Only once does the film go off the rails, and it's nothing to do with the melodramatic contrivances of the story. Near the end, afraid he's lost the boy forever, the tramp falls asleep on his front stoop and dreams of his courtyard recast as heaven, with all his neighbors, and the local cops, and the various people we've met in the film placed as angels and devils. For some eight minutes, a weird little pantomime plays out in which the tramp and the kid are the centerpieces of a fable about good and evil. It serves virtually no narrative purpose; I can only assume that in those days when films weren't broken into acts but reels, this was an attempt to boost the film's running time with a sort of metaphoric pre-epilogue, or maybe just make something that could stand alone if the film was a bust. As it stands, it's a tremendous drag on a rather short film by today's standards; it's more than an eighth of the whole thing, and that's far too long for a film to make an aimless detour. By comparison, imagine if a lumbering thing like Peter Jackson's The Return of the King ended with a long-winded half-hour segment that did nothing but explode the running time. Audiences would run riotous in the streets.

The parts of the film that do work, however, work extremely well, almost solely due to the work of two people. Chaplin, the Renaissance man on both sides of the camera, is no surprise, either as actor or filmmaker, of course. But Jackie Coogan, a ripe six years old when the film was shot, is an amazing find. This was not his debut, but it was the film that made him Hollywood's first child star (and later a fixture of dreary B-picture fantasies and comedies, leading to one of the more memorably nasty skewerings in the history of Mystery Science Theater 3000). He deserved it; whether it was the child's skill or the director's, the relationship between the tramp and the kid is brought out most fully by the Coogan's performance, an uncannily precise mimicry of Chaplin's physical bearing. We never doubt that both man and boy think of themselves as father and son, because Coogan looks like a pint-size version of the tramp. It's cuter than hell, no doubt, and extremely funny, and the emotional backbone of the film.

The Kid holds up very well; not that Chaplin needs any defenders at this point (if any silent filmmaker has his place in the popular imagination sealed up tight, it's Charlie Chaplin).

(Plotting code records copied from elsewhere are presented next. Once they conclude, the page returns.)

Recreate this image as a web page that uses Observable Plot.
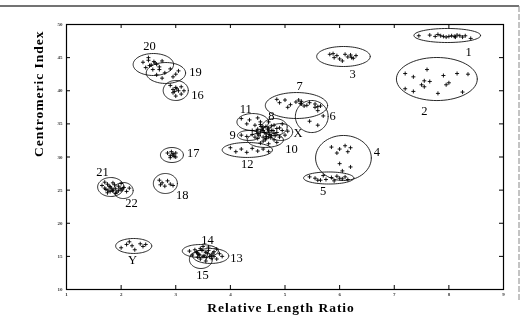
<!DOCTYPE html>
<html>
<head>
<meta charset="utf-8">
<script src="https://cdn.jsdelivr.net/npm/d3@7"></script>
<script src="https://cdn.jsdelivr.net/npm/@observablehq/plot@0.6"></script>
<style>
  html, body { margin: 0; padding: 0; background: #fff; }
  #chart { width: 527px; height: 325px; }
  #chart svg { will-change: transform; }
</style>
</head>
<body>
<div id="chart"></div>
<script>
// ---- Data ----
const xTicks = [1, 2, 3, 4, 5, 6, 7, 8, 9];
const yTicks = [10, 15, 20, 25, 30, 35, 40, 45, 50];
const xTitle = "Relative Length Ratio";
const yTitle = "Centromeric Index";

// cluster ellipses: name, centre x, centre y, radius x, radius y
const clusterNames = ["1","2","3","4","5","6","7","8","9","10","11","12","X","13","14","15","16","17","18","19","20","21","22","Y"];
const clusterCx = [7.97, 7.78, 6.07, 6.07, 5.80, 5.49, 5.21, 4.81, 4.34, 4.64, 4.41, 4.31, 4.92, 3.64, 3.45, 3.46, 3.00, 2.93, 2.81, 2.82, 2.59, 1.81, 2.04, 2.23];
const clusterCy = [48.34, 41.77, 45.17, 29.85, 26.83, 36.11, 37.77, 34.53, 33.25, 32.57, 35.28, 31.06, 33.77, 15.06, 15.81, 14.53, 40.04, 30.30, 26.00, 42.68, 43.96, 25.47, 24.94, 16.57];
const clusterRx = [0.61, 0.74, 0.49, 0.51, 0.46, 0.30, 0.57, 0.23, 0.21, 0.33, 0.29, 0.46, 0.22, 0.33, 0.33, 0.21, 0.23, 0.21, 0.22, 0.36, 0.37, 0.24, 0.18, 0.33];
const clusterRy = [1.06, 3.25, 1.51, 3.40, 0.91, 2.42, 1.96, 1.28, 0.75, 1.13, 1.28, 1.13, 1.28, 1.13, 0.98, 1.36, 1.51, 1.13, 1.51, 1.58, 1.66, 1.43, 1.21, 1.13];
// label positions
const labelX = [8.36, 7.55, 6.24, 6.68, 5.70, 5.87, 5.27, 4.75, 4.04, 5.12, 4.28, 4.31, 5.24, 4.11, 3.58, 3.49, 3.40, 3.32, 3.12, 3.36, 2.52, 1.66, 2.19, 2.21];
const labelY = [45.92, 37.0, 42.6, 30.68, 24.94, 36.26, 40.79, 36.26, 33.25, 31.25, 37.32, 28.87, 33.55, 14.83, 17.4, 12.26, 39.43, 30.53, 24.19, 42.9, 46.68, 27.81, 23.13, 14.38];

// measured chromosome points
const pointsX = [
  // 1
  7.45,7.65,7.75,7.8,7.85,7.95,8.0,8.05,8.1,8.15,8.2,8.25,8.3,8.4,7.9,8.12,
  // 2
  7.6,7.2,7.35,7.9,8.15,7.55,7.65,7.5,7.55,8.0,7.95,8.25,7.2,7.35,7.8,8.35,
  // 3
  5.82,5.9,5.95,6.0,6.1,6.15,6.2,6.25,6.3,6.05,5.88,6.22,
  // 4
  5.85,6.0,6.1,6.2,6.15,5.95,6.0,6.2,6.05,
  // 5
  5.45,5.55,5.65,5.75,5.85,5.95,6.05,6.1,6.15,5.9,5.7,5.6,6.0,
  // 6
  5.55,5.6,5.7,5.45,5.6,5.4,5.65,
  // 7
  4.85,4.9,5.0,5.1,5.2,5.3,5.3,5.35,5.45,5.55,5.6,5.05,5.25,5.28,
  // 11
  4.2,4.35,4.5,4.3,4.45,4.55,
  // 8
  4.7,4.8,4.9,4.75,4.95,4.65,
  // 9
  4.2,4.3,4.4,4.45,
  // 10
  4.5,4.6,4.7,4.8,4.55,4.85,
  // X
  4.85,4.95,5.0,5.05,4.9,
  // central core
  4.5,4.55,4.6,4.65,4.7,4.75,4.6,4.5,4.8,4.7,4.55,4.65,4.4,4.85,4.6,4.7,4.75,
  4.52,4.58,4.62,4.68,4.72,4.78,4.64,4.56,4.82,4.66,4.48,4.74,
  // 12
  4.0,4.1,4.2,4.3,4.4,4.5,4.6,4.7,
  // 16
  2.9,3.0,3.05,2.95,3.1,3.0,2.95,3.1,3.15,3.02,2.98,
  // 17
  2.85,2.9,2.95,3.0,2.9,3.0,2.95,2.92,2.97,
  // 18
  2.7,2.75,2.85,2.9,2.8,2.95,2.72,
  // 19
  2.7,2.8,2.9,3.0,2.95,2.75,3.05,2.65,
  // 20
  2.4,2.5,2.55,2.6,2.65,2.7,2.45,2.58,2.75,2.5,2.62,2.52,
  // 21 / 22
  1.65,1.7,1.75,1.8,1.85,1.9,1.8,1.95,2.0,2.05,2.1,1.75,1.9,2.0,2.15,1.7,1.85,1.95,
  1.72,1.78,1.82,1.88,1.92,1.98,2.02,1.76,1.84,
  // Y
  2.0,2.1,2.15,2.2,2.25,2.35,2.4,2.45,
  // 13 / 14 / 15
  3.25,3.35,3.4,3.45,3.5,3.55,3.6,3.65,3.7,3.75,3.8,3.45,3.55,3.4,3.65,3.3,3.6,3.5,3.85,3.75,
  3.42,3.48,3.52,3.58,3.62,3.68,3.44,3.56,3.38,3.7
];
const pointsY = [
  48.3,48.4,48.2,48.5,48.3,48.1,48.2,48.3,48.2,48.4,48.3,48.1,48.3,47.9,48.2,48.1,
  43.2,42.6,42.1,42.3,42.6,41.5,41.4,40.9,40.6,41.2,40.9,39.8,40.3,39.9,39.6,42.5,
  45.5,45.0,45.3,44.8,45.5,45.1,45.4,44.9,45.3,44.5,45.6,45.0,
  31.5,31.2,31.7,31.4,30.8,30.6,29.0,28.5,27.9,
  27.0,26.8,26.5,26.6,26.9,27.1,26.7,27.0,26.6,26.4,27.2,26.5,26.8,
  37.5,37.0,36.2,35.4,34.8,37.8,37.7,
  38.7,38.2,38.6,37.9,38.3,38.4,38.0,37.7,38.2,38.0,37.6,37.5,38.6,38.1,
  35.8,35.6,35.9,35.0,34.8,35.3,
  35.3,34.8,34.4,34.0,35.0,34.6,
  33.3,33.1,33.4,33.0,
  32.8,32.4,32.0,32.6,32.1,32.2,
  33.7,34.0,33.3,33.9,33.0,
  34.2,33.8,34.5,33.5,33.9,33.2,33.0,33.5,33.6,34.4,34.9,32.8,34.0,34.3,34.0,33.0,34.7,
  33.3,34.1,33.7,34.2,33.4,34.0,32.6,34.6,33.2,33.1,33.9,32.9,
  31.4,30.8,31.2,30.7,31.3,30.9,31.2,30.8,
  40.8,40.5,40.0,39.7,39.5,39.2,40.2,40.6,40.0,40.3,39.9,
  30.6,30.2,30.5,30.0,29.9,30.6,30.3,30.8,30.1,
  26.5,26.1,26.4,25.9,25.6,25.7,25.8,
  43.2,42.7,43.3,42.5,42.1,41.9,43.0,42.4,
  44.3,44.6,43.9,44.4,44.0,43.6,43.5,43.2,44.5,45.0,44.2,43.8,
  25.7,25.3,25.9,25.5,26.1,25.2,24.8,25.6,25.0,25.4,24.8,24.6,24.5,26.0,25.3,26.2,25.0,24.9,
  25.1,25.6,25.3,25.8,24.7,25.3,25.2,25.0,24.9,
  16.3,16.8,17.2,16.6,16.0,16.9,16.5,16.8,
  15.8,16.0,15.5,16.2,15.0,15.6,15.9,15.2,15.7,16.1,15.4,14.6,14.3,14.9,14.7,15.2,16.4,16.5,15.0,14.6,
  15.3,15.9,15.1,15.4,15.0,15.5,15.2,14.8,15.6,15.0
];

// ---- Build tables ----
const points = pointsX.map((x, i) => ({x, y: pointsY[i]}));
const clusters = clusterNames.map((name, i) => ({
  name, cx: clusterCx[i], cy: clusterCy[i], rx: clusterRx[i], ry: clusterRy[i],
  lx: labelX[i], ly: labelY[i]
}));
// ellipse outlines sampled from centre and radii
const outline = [];
const N = 72;
for (const c of clusters) {
  for (let k = 0; k <= N; k++) {
    const t = 2 * Math.PI * k / N;
    outline.push({name: c.name, x: c.cx + c.rx * Math.cos(t), y: c.cy + c.ry * Math.sin(t)});
  }
}

const serif = "'Liberation Serif', 'DejaVu Serif', serif";
const W = 527, H = 325, mL = 66, mR = 24, mT = 24, mB = 36;
const innerW = W - mL - mR, innerH = H - mT - mB;

const chart = Plot.plot({
  width: W, height: H,
  marginLeft: mL, marginRight: mR, marginTop: mT, marginBottom: mB,
  style: {fontFamily: serif, background: "#fff", color: "#000"},
  x: {domain: [1, 9]},
  y: {domain: [10, 50]},
  marks: [
    Plot.frame({stroke: "#000", strokeWidth: 1.2}),
    // inward ticks on all four sides
    Plot.tickX(xTicks, {x: d => d, insetTop: innerH - 4, stroke: "#000", strokeWidth: 1}),
    Plot.tickX(xTicks, {x: d => d, insetBottom: innerH - 4, stroke: "#000", strokeWidth: 1}),
    Plot.tickY(yTicks, {y: d => d, insetRight: innerW - 4, stroke: "#000", strokeWidth: 1}),
    Plot.tickY(yTicks, {y: d => d, insetLeft: innerW - 4, stroke: "#000", strokeWidth: 1}),
    Plot.axisX(xTicks, {tickSize: 0, tickPadding: 3, fontSize: 5, fontWeight: "bold", label: null, fill: "#333"}),
    Plot.axisY(yTicks, {tickSize: 0, tickPadding: 4, fontSize: 5, fontWeight: "bold", label: null, fill: "#333"}),
    // ellipses
    Plot.line(outline, {x: "x", y: "y", z: "name", stroke: "#111", strokeWidth: 0.9}),
    // chromosome measurements
    Plot.dot(points, {x: "x", y: "y", symbol: "plus", r: 1.4, stroke: "#000", strokeWidth: 0.9}),
    // cluster labels
    Plot.text(clusters, {x: "lx", y: "ly", text: "name", fontSize: 12.5, fontFamily: serif, fill: "#000"}),
    // axis titles
    Plot.text([xTitle], {frameAnchor: "bottom", text: d => d, dy: 18, fontSize: 13.5, fontWeight: "bold", fontFamily: serif, fill: "#000", lineAnchor: "middle", dx: -4}),
    Plot.text([yTitle], {frameAnchor: "left", text: d => d, dx: -28, rotate: -90, fontSize: 13.5, fontWeight: "bold", fontFamily: serif, fill: "#000", dy: 0})
  ]
});

// letter spacing on axis titles
d3.select(chart).selectAll("text").filter(function() {
  const t = this.textContent; return t === xTitle || t === yTitle;
}).attr("letter-spacing", "1px");

// faint outer border of the scanned figure
const svg = d3.select(chart);
svg.append("line").attr("x1", 0).attr("x2", 519).attr("y1", 6).attr("y2", 6)
  .attr("stroke", "#444").attr("stroke-width", 1.3);
svg.append("line").attr("x1", 519).attr("x2", 519).attr("y1", 6).attr("y2", 300)
  .attr("stroke", "#888").attr("stroke-width", 1).attr("stroke-dasharray", "6,2");

document.getElementById("chart").appendChild(chart);
</script>
</body>
</html>
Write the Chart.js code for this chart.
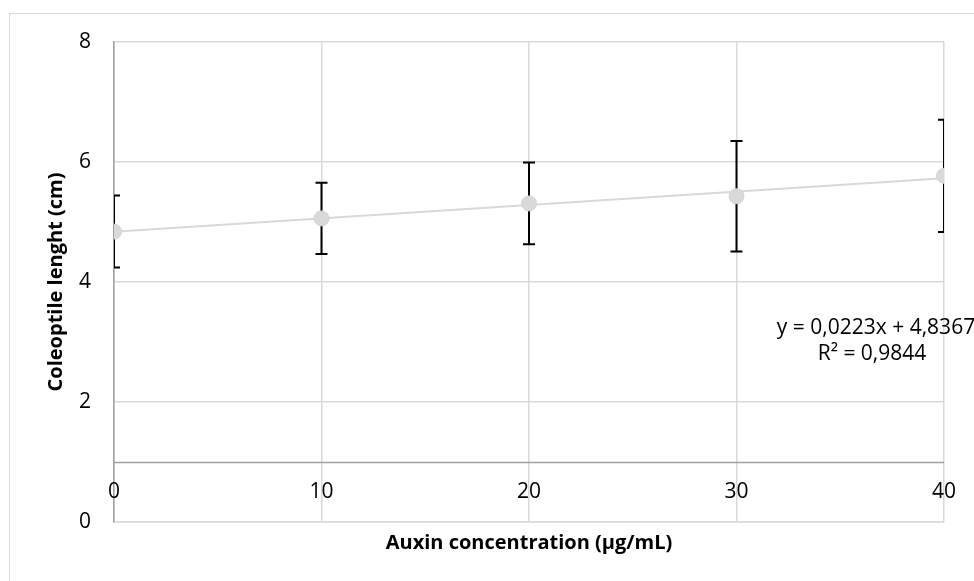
<!DOCTYPE html>
<html>
<head>
<meta charset="utf-8">
<title>Coleoptile length vs auxin</title>
<script src="https://cdn.jsdelivr.net/npm/chart.js@4/dist/chart.umd.min.js"></script>
<style>
  body { margin: 0; background: #fff; overflow: hidden; }
  #wrap { position: relative; width: 974px; height: 581px; }
  #frame {
    position: absolute; left: 9px; top: 13px; width: 1000px; height: 600px;
    border: 1.5px solid #d9d9d9; box-sizing: border-box;
  }
  #chart { position: absolute; left: 0; top: 0; }
</style>
</head>
<body>
<div id="wrap">
  <div id="frame"></div>
  <canvas id="chart" width="974" height="581"></canvas>
</div>
<script>
// data read off the picture
const concentrations = [0, 10, 20, 30, 40];
const lengths = [4.84, 5.06, 5.31, 5.43, 5.77];
const errors = [0.60, 0.595, 0.68, 0.92, 0.935];

// linear trendline (Excel), endpoints + label
const trendX = [0, 40];
const trendY = [4.8367, 5.7287];
const trendEquation = "y = 0,0223x + 4,8367";
const trendR2 = "R\u00b2 = 0,9844";

const xTitle = "Auxin concentration (\u00b5g/mL)";
const yTitle = "Coleoptile lenght (cm)";
const xAxisCrossesAt = 1; // horizontal axis crosses y at 1

const FONT = "'Open Sans', sans-serif";

// error bars, drawn under the markers
const errorBars = {
  id: "errorBars",
  beforeDatasetsDraw(chart) {
    const { ctx, chartArea, scales } = chart;
    const xs = scales.x, ys = scales.y;
    ctx.save();
    // axis line at y = 1
    const yc = Math.round(ys.getPixelForValue(xAxisCrossesAt)) + 0.5;
    ctx.strokeStyle = "#a0a0a0";
    ctx.lineWidth = 1.5;
    ctx.beginPath();
    ctx.moveTo(chartArea.left, yc);
    ctx.lineTo(chartArea.right, yc);
    ctx.stroke();

    ctx.beginPath();
    ctx.rect(chartArea.left, chartArea.top, chartArea.right - chartArea.left, chartArea.bottom - chartArea.top);
    ctx.clip();
    ctx.strokeStyle = "#000";
    ctx.lineWidth = 2;
    concentrations.forEach((c, i) => {
      const x = xs.getPixelForValue(c);
      const top = ys.getPixelForValue(lengths[i] + errors[i]);
      const bot = ys.getPixelForValue(lengths[i] - errors[i]);
      ctx.beginPath();
      ctx.moveTo(x, top); ctx.lineTo(x, bot);
      ctx.moveTo(x - 6, top); ctx.lineTo(x + 6, top);
      ctx.moveTo(x - 6, bot); ctx.lineTo(x + 6, bot);
      ctx.stroke();
    });
    ctx.restore();
  },
  afterDraw(chart) {
    const { ctx, scales } = chart;
    const xs = scales.x, ys = scales.y;
    ctx.save();
    ctx.fillStyle = "#000";
    ctx.font = "21px " + FONT;
    ctx.textAlign = "center";
    ctx.textBaseline = "middle";
    const ly = ys.getPixelForValue(xAxisCrossesAt) + 30;
    xs.ticks.forEach(t => {
      ctx.fillText(String(t.value), xs.getPixelForValue(t.value), ly);
    });
    // trendline label
    ctx.fillText(trendEquation, 876, 328);
    ctx.fillText(trendR2, 872, 354);
    ctx.restore();
  }
};

new Chart(document.getElementById("chart"), {
  type: "scatter",
  data: {
    datasets: [
      {
        label: "Trend",
        data: trendX.map((x, i) => ({ x: x, y: trendY[i] })),
        showLine: true,
        borderColor: "#d9d9d9",
        borderWidth: 2,
        pointRadius: 0,
        order: 2
      },
      {
        label: "Coleoptile",
        data: concentrations.map((c, i) => ({ x: c, y: lengths[i] })),
        pointRadius: 7.5,
        pointBackgroundColor: "#d9d9d9",
        pointBorderColor: "#d3d3d3",
        pointBorderWidth: 1,
        order: 1
      }
    ]
  },
  options: {
    responsive: false,
    animation: false,
    layout: { padding: { top: 42, right: 30, left: 0, bottom: 0 } },
    plugins: {
      legend: { display: false },
      tooltip: { enabled: false }
    },
    scales: {
      x: {
        type: "linear",
        min: 0,
        max: 40,
        ticks: { display: false, stepSize: 10 },
        grid: { color: "#d9d9d9", lineWidth: 1.5, drawTicks: false },
        border: { color: "#d9d9d9", width: 1.5 },
        title: {
          display: true,
          text: xTitle,
          color: "#000",
          font: { family: FONT, size: 20, weight: "bold" },
          padding: { top: 0, bottom: 26 }
        },
        afterFit(scale) { scale.height = 59; }
      },
      y: {
        min: 0,
        max: 8,
        ticks: {
          stepSize: 2,
          padding: 23,
          color: "#000",
          font: { family: FONT, size: 21 }
        },
        grid: { color: "#d9d9d9", lineWidth: 1.5, drawTicks: false },
        border: { color: "#a0a0a0", width: 1.5 },
        title: {
          display: true,
          text: yTitle,
          color: "#000",
          font: { family: FONT, size: 20, weight: "bold" },
          padding: { top: 44, bottom: 0 }
        },
        afterFit(scale) { scale.width = 114; }
      }
    }
  },
  plugins: [errorBars]
});
</script>
</body>
</html>
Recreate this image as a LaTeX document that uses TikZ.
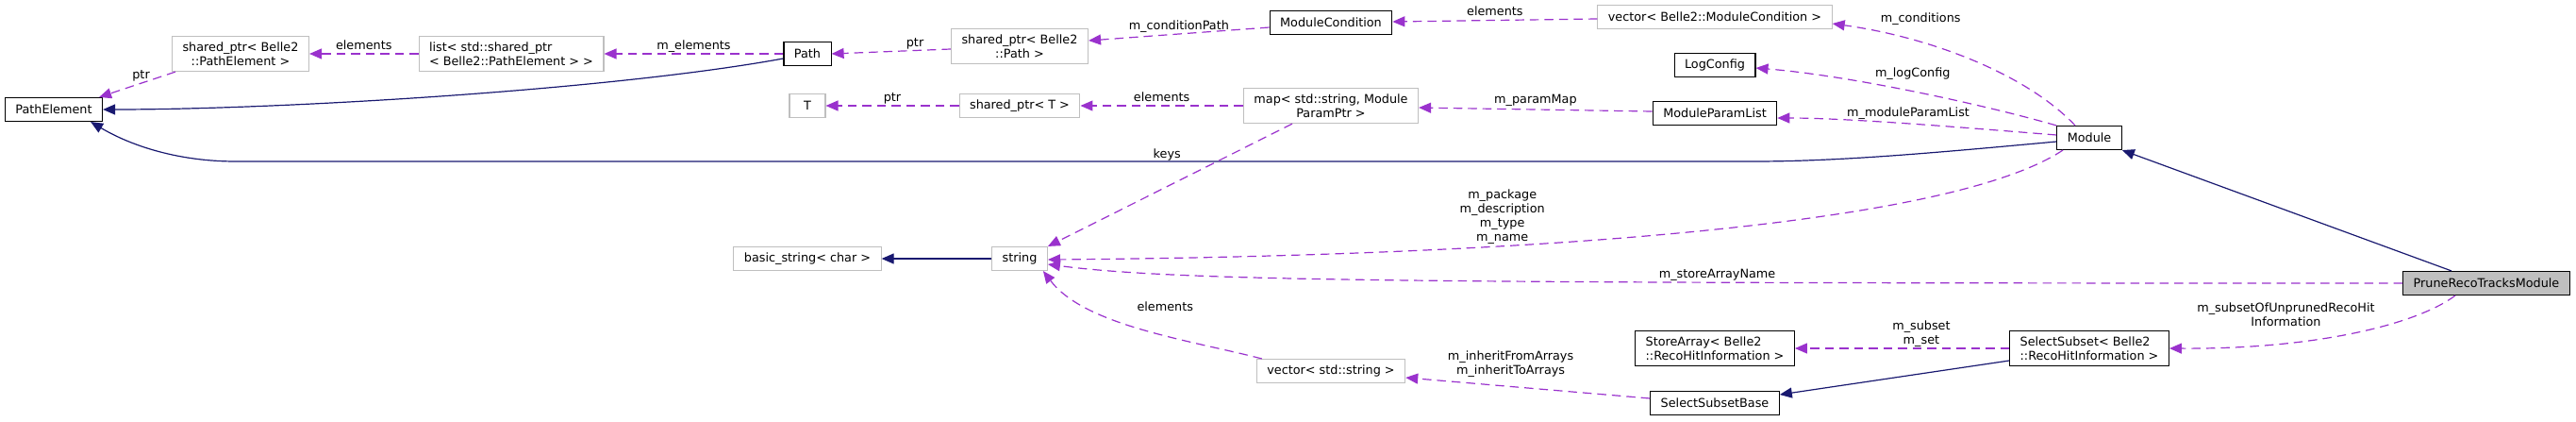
\documentclass[tikz,border=0pt]{standalone}
\usepackage{fontspec}
\setmainfont{DejaVu Sans}
\usetikzlibrary{arrows.meta}
\definecolor{orchid}{HTML}{9A32CD}
\definecolor{navy}{HTML}{191970}
\definecolor{grey75}{HTML}{BFBFBF}
\newcommand{\dfont}{\fontsize{12.8}{15}\selectfont}
\begin{document}
\begin{tikzpicture}[x = 1pt, y = -1pt, font = \dfont,
	cls/.style = {draw, line width = 1.1pt, inner xsep = 11pt, inner ysep = 6.1pt, minimum height = 25pt, align = center},
	ext/.style = {cls, draw = grey75},
	use/.style = {draw = orchid, line width = 1.2pt, dash pattern = on 9.5pt off 6pt, -{Triangle[length = 13pt, width = 11pt]}},
	inh/.style = {draw = navy, line width = 1.2pt, -{Triangle[length = 13pt, width = 11pt]}},
	lbl/.style = {text = black, inner sep = 1pt, align = center}]
	\useasboundingbox (0,0) rectangle (2731,447);
	% classes
	\node[cls] (pe) at (57,116) {PathElement};
	\node[ext] (spe) at (255,57) {shared\_ptr< Belle2\\::PathElement >};
	\node[ext, align = left] (lst) at (542,57) {list< std::shared\_ptr\\< Belle2::PathElement > >};
	\node[cls] (path) at (856,57) {Path};
	\node[ext] (spp) at (1081,49) {shared\_ptr< Belle2\\::Path >};
	\node[cls] (mcond) at (1411,24) {ModuleCondition};
	\node[ext] (vmc) at (1818,18) {vector< Belle2::ModuleCondition >};
	\node[cls] (logc) at (1818,69) {LogConfig};
	\node[ext, minimum width = 38pt] (t) at (856,112) {T};
	\node[ext] (spt) at (1081,112) {shared\_ptr< T >};
	\node[ext] (map) at (1411,112) {map< std::string, Module\\ParamPtr >};
	\node[cls] (mpl) at (1818,120) {ModuleParamList};
	\node[cls] (mod) at (2215,146) {Module};
	\node[ext] (bstr) at (856,274) {basic\_string< char >};
	\node[ext] (str) at (1081,274) {string};
	\node[ext] (vstr) at (1411,393) {vector< std::string >};
	\node[cls, align = left] (sa) at (1818,369) {StoreArray< Belle2\\::RecoHitInformation >};
	\node[cls] (ssb) at (1818,427) {SelectSubsetBase};
	\node[cls, align = left] (ss) at (2215,369) {SelectSubset< Belle2\\::RecoHitInformation >};
	\node[cls, fill = grey75] (prune) at (2636,300) {PruneRecoTracksModule};
	% inheritance
	\draw[inh] ([yshift=-5pt]path.west) .. controls (650,95) and (300,116) .. (pe.east);
	\draw[inh] ([yshift=-4pt]mod.west) .. controls (2050,162) and (1950,171) .. (1859,171) -- (250,171) .. controls (190,171) and (140,155) .. ([xshift=-13pt]pe.south east);
	\draw[inh] ([xshift=-37pt]prune.north) -- (mod.south east);
	\draw[inh] (str.west) -- (bstr.east);
	\draw[inh] ([yshift=-13pt]ss.west) -- ([yshift=9pt]ssb.east);
	% members
	\draw[use] (lst.west) -- node[lbl, above=3pt] {elements} (spe.east);
	\draw[use] (path.west) -- node[lbl, above] {m\_elements} (lst.east);
	\draw[use] ([xshift=4pt]spe.south west) -- node[lbl, pos=.45, above] {ptr} ([xshift=-4pt]pe.north east);
	\draw[use] ([yshift=-3pt]spp.west) -- node[lbl, pos=.3, above] {ptr} (path.east);
	\draw[use] ([yshift=-5pt]mcond.west) -- node[lbl, above] {m\_conditionPath} ([yshift=6pt]spp.east);
	\draw[use] ([yshift=-2pt]vmc.west) -- node[lbl, above=3pt] {elements} ([yshift=1pt]mcond.east);
	\draw[use] ([xshift=-15pt]mod.north) .. controls (2150,80) and (2050,40) .. ([yshift=-7pt]vmc.east) node[lbl, pos=.7, above=17pt] {m\_conditions};
	\draw[use] (mod.north west) .. controls (2100,110) and (1960,80) .. ([yshift=-3pt]logc.east) node[lbl, pos=.5, above=11pt] {m\_logConfig};
	\draw[use] ([yshift=3pt]mod.west) .. controls (2080,135) and (1960,125) .. ([yshift=-5pt]mpl.east) node[lbl, pos=.5, above=3pt] {m\_moduleParamList};
	\draw[use] ([yshift=2pt]mpl.west) -- node[lbl, above=2pt] {m\_paramMap} ([yshift=-2pt]map.east);
	\draw[use] (map.west) -- node[lbl, above=3pt] {elements} (spt.east);
	\draw[use] (spt.west) -- node[lbl, above] {ptr} (t.east);
	\draw[use] ([xshift=-41pt]map.south) -- node[lbl, pos=.25, xshift=-68pt] {keys} (str.north east);
	\draw[use] ([xshift=-28pt]mod.south) .. controls (2050,250) and (1500,272) .. ([yshift=-1pt]str.east) node[lbl, pos=.62, above] {m\_package\\m\_description\\m\_type\\m\_name};
	\draw[use] (prune.west) .. controls (1500,300) and (1250,298) .. ([yshift=-6pt]str.east) node[lbl, pos=.29, above] {m\_storeArrayName}; %long one
	\draw[use] ([xshift=6pt]vstr.north west) .. controls (1260,360) and (1150,345) .. ([xshift=-5pt]str.south east) node[lbl, pos=.4, above=24pt] {elements};
	\draw[use] ([yshift=5pt]ssb.west) -- node[lbl, pos=.57, above=8pt] {m\_inheritFromArrays\\m\_inheritToArrays} ([yshift=-7pt]vstr.east);
	\draw[use] (ss.west) -- node[lbl, pos=.41, above] {m\_subset\\m\_set} (sa.east);
	\draw[use] ([xshift=-33pt]prune.south) .. controls (2560,345) and (2450,370) .. (ss.east) node[lbl, pos=.7, above=16pt] {m\_subsetOfUnprunedRecoHit\\Information};
\end{tikzpicture}
\end{document}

It's not one of his finest works, as either an actor or a director, but it might well be the feature where his cute brand of melodrama was at its sweetest, most effective and least intrusive. We've all no doubt seen this story done many times in many forms, but I can hardly think of a better illustration of the fact that a familiar story is still best when it's done by a master. This tiny tale of one man and a baby is just about the most moving film about a father and son that I have ever seen.